Leave out every picture, then transcribe the rest of the listing exactly.

[Charts and diagrams as code]
-=-=-

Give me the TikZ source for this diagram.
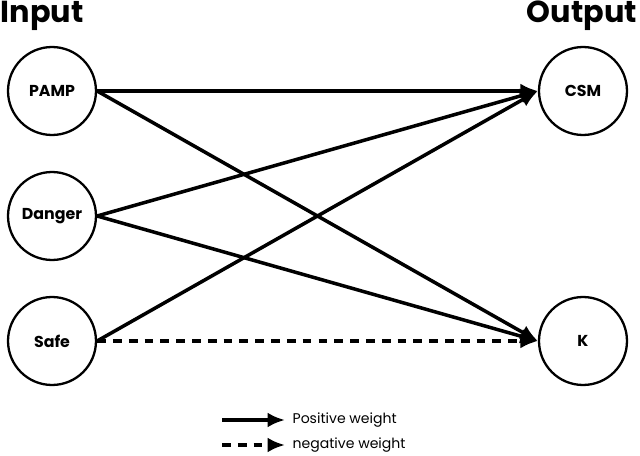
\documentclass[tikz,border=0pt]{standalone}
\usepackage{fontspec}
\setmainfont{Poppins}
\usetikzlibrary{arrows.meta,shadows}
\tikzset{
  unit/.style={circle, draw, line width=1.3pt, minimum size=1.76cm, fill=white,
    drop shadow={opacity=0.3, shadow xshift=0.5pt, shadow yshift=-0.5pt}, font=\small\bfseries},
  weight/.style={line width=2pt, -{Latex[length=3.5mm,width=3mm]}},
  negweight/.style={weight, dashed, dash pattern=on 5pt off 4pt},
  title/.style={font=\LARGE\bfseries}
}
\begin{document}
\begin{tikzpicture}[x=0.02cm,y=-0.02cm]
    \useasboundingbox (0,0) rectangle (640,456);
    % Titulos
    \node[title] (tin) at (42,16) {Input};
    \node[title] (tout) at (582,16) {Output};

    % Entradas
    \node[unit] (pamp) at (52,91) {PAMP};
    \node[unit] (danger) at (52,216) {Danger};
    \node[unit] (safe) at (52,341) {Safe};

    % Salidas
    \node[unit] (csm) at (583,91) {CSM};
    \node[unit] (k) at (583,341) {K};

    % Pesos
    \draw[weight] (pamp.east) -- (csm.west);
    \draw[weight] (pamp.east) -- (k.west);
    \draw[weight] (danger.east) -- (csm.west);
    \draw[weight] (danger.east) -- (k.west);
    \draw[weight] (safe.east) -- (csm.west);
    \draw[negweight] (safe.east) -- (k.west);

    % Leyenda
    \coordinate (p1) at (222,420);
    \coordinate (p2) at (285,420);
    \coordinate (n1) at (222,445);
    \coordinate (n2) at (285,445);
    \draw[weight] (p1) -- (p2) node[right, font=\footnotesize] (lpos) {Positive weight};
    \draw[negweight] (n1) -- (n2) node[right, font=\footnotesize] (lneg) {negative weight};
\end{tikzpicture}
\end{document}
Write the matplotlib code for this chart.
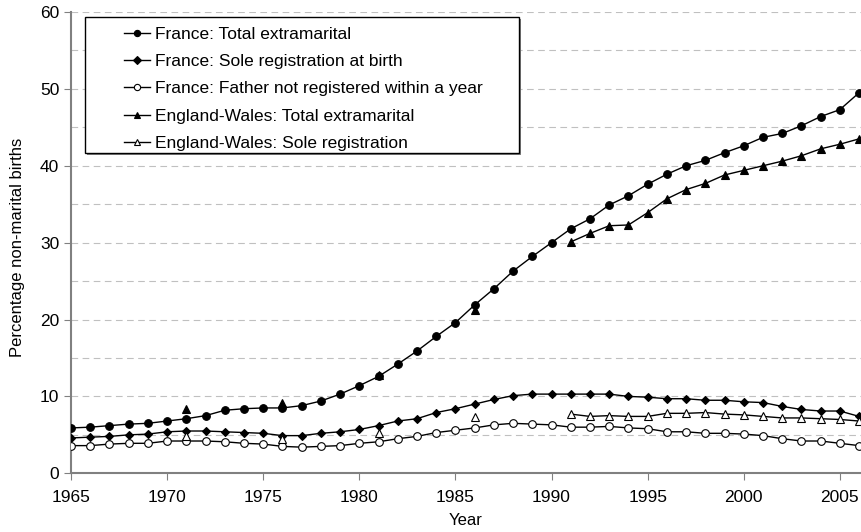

-=-=-

▶ _Full answer_:
Give me the TikZ source for this diagram.
\documentclass[tikz,border=0pt]{standalone}
\usepackage{fontspec}
\setmainfont{Poppins}
\usetikzlibrary{arrows.meta,shadows}
\tikzset{
  unit/.style={circle, draw, line width=1.3pt, minimum size=1.76cm, fill=white,
    drop shadow={opacity=0.3, shadow xshift=0.5pt, shadow yshift=-0.5pt}, font=\small\bfseries},
  weight/.style={line width=2pt, -{Latex[length=3.5mm,width=3mm]}},
  negweight/.style={weight, dashed, dash pattern=on 5pt off 4pt},
  title/.style={font=\LARGE\bfseries}
}
\begin{document}
\begin{tikzpicture}[x=0.02cm,y=-0.02cm]
    \useasboundingbox (0,0) rectangle (640,456);
    % Titulos
    \node[title] (tin) at (42,16) {Input};
    \node[title] (tout) at (582,16) {Output};

    % Entradas
    \node[unit] (pamp) at (52,91) {PAMP};
    \node[unit] (danger) at (52,216) {Danger};
    \node[unit] (safe) at (52,341) {Safe};

    % Salidas
    \node[unit] (csm) at (583,91) {CSM};
    \node[unit] (k) at (583,341) {K};

    % Pesos
    \draw[weight] (pamp.east) -- (csm.west);
    \draw[weight] (pamp.east) -- (k.west);
    \draw[weight] (danger.east) -- (csm.west);
    \draw[weight] (danger.east) -- (k.west);
    \draw[weight] (safe.east) -- (csm.west);
    \draw[negweight] (safe.east) -- (k.west);

    % Leyenda
    \coordinate (p1) at (222,420);
    \coordinate (p2) at (285,420);
    \coordinate (n1) at (222,445);
    \coordinate (n2) at (285,445);
    \draw[weight] (p1) -- (p2) node[right, font=\footnotesize] (lpos) {Positive weight};
    \draw[negweight] (n1) -- (n2) node[right, font=\footnotesize] (lneg) {negative weight};
\end{tikzpicture}
\end{document}
Write the matplotlib code for this chart.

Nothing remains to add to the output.